11 October 2013
Timelines
There’s
so much good advice about writing available on line that I hesitate to add to
it, but one topic I have hardly ever seen mentioned is timelines. If you’re
like me the excitement of having a novel accepted for publication makes you
think that the scutwork that’s remains to be done will be pleasurable, and
often it is. But not always. You can save yourself a lot of headaches by
getting a timeline in place early on and keeping it up to date.
Even
if your story focuses one person and you tell it in chronological order, your
character will have a past, and this ‘past’ can come back and bite you in the
ass if you’re not careful. Say you want to give a sixty-year old character a
stint in the army when he was younger, and say you want him to get married at a
certain age, and say you want him to spend a year abroad on Rotary Scholarship,
and say you want him to meet his wife when they’re both in graduate school.
Fine, but when you line things up you may find that you don’t have time for him
to do all these things. Okay, so you skip the hitch in the army. But then you
may have to explain why he wasn’t drafted. You have to get the dates of your
wars straight, and your information about the draft. If you want Grandpa to be
in WWI and Grandson in Vietnam, you’ve got to watch your step.
If
you’re dealing with several characters and with multiple storylines over a long
period of time, the need for a timeline becomes more imperative. Does one of
your characters (Call her “Grandma”) recall hearing the news of the Japanese
invasion Pearl Harbor? You have to have your dates straight and the ages of
your characters straight, and you need to coordinate them with events in the
“real” world of history. If Grandma was ten years old in 1941 then she’s got to
be eighty years old in 2011, it’s as simple as that. But you have to forget
about her son being drafted in the Vietnam War unless he was born when his
mother was only ten years old. (He’d have to be born before 1951 or he wouldn’t
have been eligible for the draft.
This
advice seems so obvious that it’s hardly worth mentioning, and I’ve hardly ever
seen it mentioned. I’ve never been able to follow it myself, however.
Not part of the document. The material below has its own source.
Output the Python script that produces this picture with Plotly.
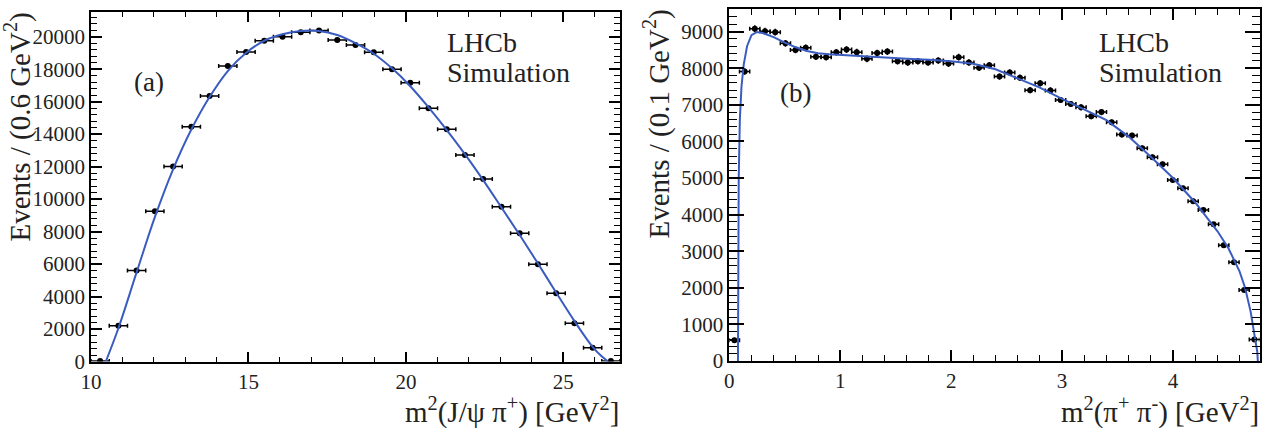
import plotly.graph_objects as go

# ---------------- data: panel (a) ----------------
a_x = [10.290, 10.869, 11.448, 12.028, 12.607, 13.186, 13.766, 14.345, 14.924, 15.503,
       16.083, 16.662, 17.241, 17.821, 18.400, 18.979, 19.559, 20.138, 20.717, 21.297,
       21.876, 22.455, 23.034, 23.614, 24.193, 24.772, 25.352, 25.931, 26.510]
a_y = [30, 2200, 5600, 9250, 12000, 14450, 16350, 18200, 19050, 19750,
       20000, 20270, 20380, 19800, 19490, 19040, 17990, 17170, 15590, 14300,
       12720, 11240, 9530, 7890, 5990, 4200, 2350, 850, 30]
a_halfbin = 0.2897

a_fit_x = [10.47, 10.87, 11.45, 12.03, 12.61, 13.19, 13.77, 14.35, 14.92, 15.5,
           16.08, 16.66, 17.24, 17.82, 18.4, 18.98, 19.56, 20.14, 20.72, 21.3,
           21.88, 22.46, 23.03, 23.61, 24.19, 24.77, 25.35, 25.93, 26.2, 26.42]
a_fit_y = [0, 2050, 5500, 8900, 11850, 14300, 16300, 17900, 19000, 19750,
           20150, 20350, 20350, 20100, 19600, 18950, 18050, 16950, 15650, 14250,
           12750, 11150, 9500, 7800, 6050, 4250, 2500, 900, 350, 0]

# ---------------- data: panel (b) ----------------
b_x = [0.046, 0.138, 0.230, 0.322, 0.414, 0.506, 0.597, 0.689, 0.781, 0.873,
       0.965, 1.057, 1.149, 1.241, 1.333, 1.425, 1.517, 1.609, 1.700, 1.792,
       1.884, 1.976, 2.068, 2.160, 2.252, 2.344, 2.436, 2.528, 2.620, 2.712,
       2.803, 2.895, 2.987, 3.079, 3.171, 3.263, 3.355, 3.447, 3.539, 3.631,
       3.723, 3.815, 3.906, 3.998, 4.090, 4.182, 4.274, 4.366, 4.458, 4.550,
       4.642, 4.734]
b_y = [570, 7910, 9080, 9010, 8985, 8680, 8500, 8555, 8312, 8298,
       8435, 8508, 8437, 8255, 8412, 8455, 8190, 8155, 8190, 8155,
       8210, 8125, 8300, 8155, 8010, 8080, 7770, 7880, 7740, 7400,
       7590, 7390, 7130, 7020, 6930, 6690, 6800, 6520, 6185, 6160,
       5810, 5570, 5375, 4945, 4720, 4365, 4128, 3735, 3160, 2700,
       1940, 590]
b_halfbin = 0.046

b_fit_x = [0.078, 0.080, 0.085, 0.095, 0.11, 0.13, 0.16, 0.2, 0.25, 0.3, 0.4, 0.5,
           0.6, 0.7, 0.8, 0.9, 1.0, 1.2, 1.4, 1.6, 1.8, 2.0, 2.2, 2.4, 2.6, 2.8,
           3.0, 3.2, 3.4, 3.6, 3.8, 4.0, 4.2, 4.4, 4.5, 4.6, 4.65, 4.7, 4.73,
           4.75, 4.76, 4.765]
b_fit_y = [0, 2500, 5000, 6600, 7500, 8100, 8600, 8900, 8990, 8960, 8850, 8700,
           8570, 8470, 8410, 8380, 8360, 8330, 8300, 8260, 8230, 8190, 8120, 7970,
           7720, 7470, 7160, 6870, 6580, 6130, 5580, 5000, 4330, 3550, 3080, 2450,
           2000, 1350, 850, 450, 250, 0]

FONT = "Liberation Serif"
W, H = 1273, 430
FIT_COLOR = "#3a5cc0"
TXT = "#222222"

def px(x):
    return x / W

def py(y):
    return (H - y) / H

fig = go.Figure()

def data_trace(x, y, hb, xa, ya):
    return go.Scatter(
        x=x, y=y, mode="markers", xaxis=xa, yaxis=ya,
        marker=dict(color="black", size=6),
        error_x=dict(type="data", array=[hb] * len(x), color="black", thickness=1.5, width=2),
        error_y=dict(type="data", array=[v ** 0.5 for v in y], color="black", thickness=1.5, width=0),
        showlegend=False,
    )

fig.add_trace(data_trace(a_x, a_y, a_halfbin, "x", "y"))
fig.add_trace(go.Scatter(x=a_fit_x, y=a_fit_y, mode="lines", xaxis="x", yaxis="y",
                         line=dict(color=FIT_COLOR, width=2, shape="spline"), showlegend=False))
fig.add_trace(data_trace(b_x, b_y, b_halfbin, "x2", "y2"))
fig.add_trace(go.Scatter(x=b_fit_x, y=b_fit_y, mode="lines", xaxis="x2", yaxis="y2",
                         line=dict(color=FIT_COLOR, width=2), showlegend=False))

def axis(domain, rng, dtick, minor_dtick, anchor, tl, mtl):
    return dict(
        domain=domain, range=rng, anchor=anchor, dtick=dtick, tick0=0,
        automargin=False, tickformat="d",
        showgrid=False, zeroline=False, showline=True, linecolor="black", linewidth=1.6,
        mirror="allticks", ticks="inside", ticklen=tl, tickwidth=1.6, tickcolor="black",
        minor=dict(ticks="inside", ticklen=mtl, tickwidth=1.3, tickcolor="black",
                   dtick=minor_dtick, showgrid=False),
        tickfont=dict(family=FONT, size=21, color=TXT),
    )

xd1 = [px(91), px(620)]
xd2 = [px(729.3), px(1259.5)]
yd1 = [py(361.5), py(12)]
yd2 = [py(361), py(9)]

fig.update_layout(
    width=W, height=H, margin=dict(l=0, r=0, t=0, b=0),
    paper_bgcolor="white", plot_bgcolor="white",
    font=dict(family=FONT, color=TXT),
    xaxis=axis(xd1, [10, 26.8], 5, 1, "y", 10, 5),
    yaxis=axis(yd1, [0, 21520], 2000, 400, "x", 11, 6),
    xaxis2=axis(xd2, [0, 4.78], 1, 0.2, "y2", 11, 6),
    yaxis2=axis(yd2, [0, 9617], 1000, 200, "x2", 15, 8),
)

def ann(text, x, y, xanchor="left", yanchor="middle", size=26, angle=0):
    fig.add_annotation(text=text, x=x, y=y, xref="paper", yref="paper",
                       xanchor=xanchor, yanchor=yanchor, showarrow=False,
                       textangle=angle, font=dict(family=FONT, size=size, color=TXT))

# axis titles
ann("m<sup>2</sup>(J/ψ π<sup>+</sup>) [GeV<sup>2</sup>]", px(621), py(410), xanchor="right", size=29)
ann("m<sup>2</sup>(π<sup>+</sup> π<sup>-</sup>) [GeV<sup>2</sup>]", px(1261), py(410), xanchor="right", size=29)
ann("Events / (0.6 GeV<sup>2</sup>)", px(18), py(11), xanchor="center", yanchor="top", size=29, angle=-90)
ann("Events / (0.1 GeV<sup>2</sup>)", px(657), py(8), xanchor="center", yanchor="top", size=29, angle=-90)

# labels
ann("LHCb", px(445), py(42), size=28)
ann("Simulation", px(445), py(72), size=28)
ann("(a)", px(132), py(82), size=27)
ann("LHCb", px(1097), py(42), size=28)
ann("Simulation", px(1097), py(72), size=28)
ann("(b)", px(778), py(93), size=27)

fig.write_html("out.html", config={"displayModeBar": False},
               post_script="document.body.style.margin='0';")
I always
start out with a good, clear timeline. You don’t need any fancy software, just
a table with a separate small columns for the age of each character and larger
columns to keep track of (a) events in the story and (b) events in the “real”
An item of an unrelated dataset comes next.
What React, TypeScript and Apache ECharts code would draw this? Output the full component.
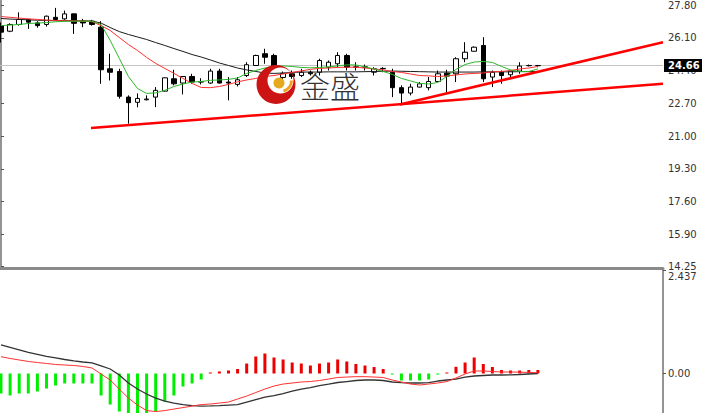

world. But then I start changing things around, making one character a couple
years older, another a bit younger. I start rearranging events, but I’m in too
much of a hurry to keep my timeline up to date. I figure I’ll take care of the
details later.
Better
to take care of the details sooner. If your copy editor points out that if your
protagonist was born in 1954 he couldn’t have been drafted in the Vietnam War,
you’re in trouble. You can, of course, just let it go. The reader probably
won’t notice anyway. Or you can go back and make some difficult changes in a
manuscript that you thought was finished. Very stressful.